The students at Coimbra — the old university town where I was to spend the following two days attending a conference on the materialities of literature — are well known for their custom of flitting about everywhere in black academic robes. I’ve read people say that it’s reminiscent of Harry Potter, although since I’ve never seen the films or read any of the books it’s not really much of a cultural touchstone to me — but that is what everyone says. I got talking to some of the local organisers during the lunch break on the second day of the conference and asked why it was that the students on campus were so fond of wrapping themselves up in those black cloaks and looking so conspicuously like overgrown bats. One of them explained to me that far from being part of some centuries old, unbroken tradition the practice actually dates back to Salazar and Portuguese fascism, to a desire for unity and conformity via homogeneity of dress. Well the fascist part certainly seemed to ring true to me

To save money with my department, I’ve opted to stay in a 10 bed dorm in the Rossio station Youth Hostel. Needless to say I’m not really looking forward to sharing my sleeping quarters with 10 other strangers (in the event though most of the beds that night remain unoccupied). I enter the hostel. There are those same pretty Korean girls lounging around in the atrium in their pyjamas that I’d seen earlier on when I‘d gone out to forage for some food. It seems they’ve been there all evening, chatting and giggling with each other, and tapping away at their phones in their pink childish nightwear. I head up to my room. It looks like there’s already someone in their bunk trying to sleep, covers pulled up over their face; it’s not that late, only about half 10. As I enter the dorm, a thin, weedy male voice, with a European accent that I can’t quite place but which I provisionally put down as French,  emanates from the bunk in question, and tells me that it’s OK he’s not sleeping, I’m not disturbing him and I can go about my business without creeping about. I thank him for his tolerance as I go to change into my pyjamas and clean my teeth in the adjoining bathroom. His voice sounds troubled, I guessing he can’t get to sleep.
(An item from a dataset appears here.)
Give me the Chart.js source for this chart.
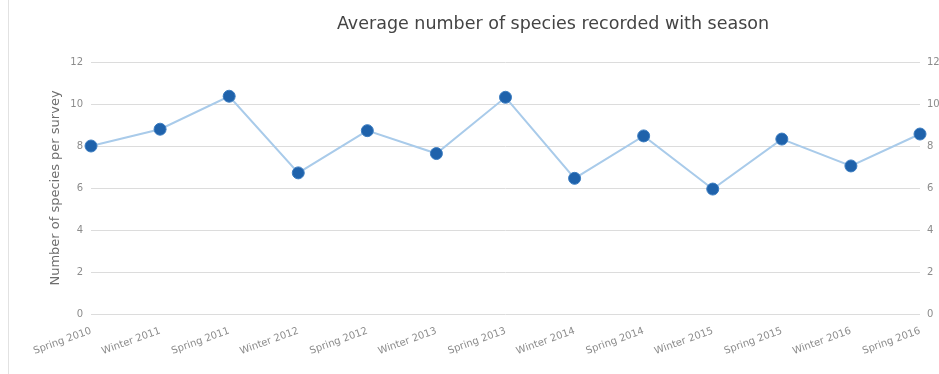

The next morning I get a good look at the scrawny owner of that weedy voice. He sports a pair of black skinny jeans and has a straggly birdsnest of a backcombed bouffant that’s just a couple of years out of date — which perversely enough makes it come across as quite rebellious in a devil may care kind of way — pallid skin the luminescence of soggy cottage cheese and goofy, childlike features that he’s probably doing his utmost to wreck through riotous living to get taken more seriously but which given that he’s in his early 20s are still only lightly ravaged; and to set it all off he’s sporting a big bruised black eye. He’s the kind of character I would have been incredibly impressed by 10-15 years ago and which to be honest I’m still kind of impressed by.
We get into conversation. One of the first questions I ask him, rather inevitably, is whether he’s a musician to which he replies that, yes, he’s a singer. He tells me he’s originally from Turin but that of recent he’s been living in London (I wasn’t far off with the French accent then, just a couple of dozen miles across the Alps is all). He says he’s decided to move to Lisbon, which I imagine given the black eye was likely to have been a fairly impromptu decision on his part. Then he tries to sell me the Portuguese SIM card he bought yesterday, which is of zero use to me, and tells me the 18 euros a night the hostel is charge is too much for him and that he needs to find somewhere cheaper to stay. I helpfully suggest AirBnB although at that point, after I’ve rebuffed the offer of the Portuguese SIM, it feels like he’s not even listening to me but talking out loud to himself. I try to talk to him a little in my shaky Italian which seems to endear me to most Italians I meet abroad, but he won’t take the bait and continues speaking flawless English in his stonerish drawl. It looks like I haven’t really made a new friend after all. I pack up my belongings, my pyjamas, my overnight things, into my suitcase and check out.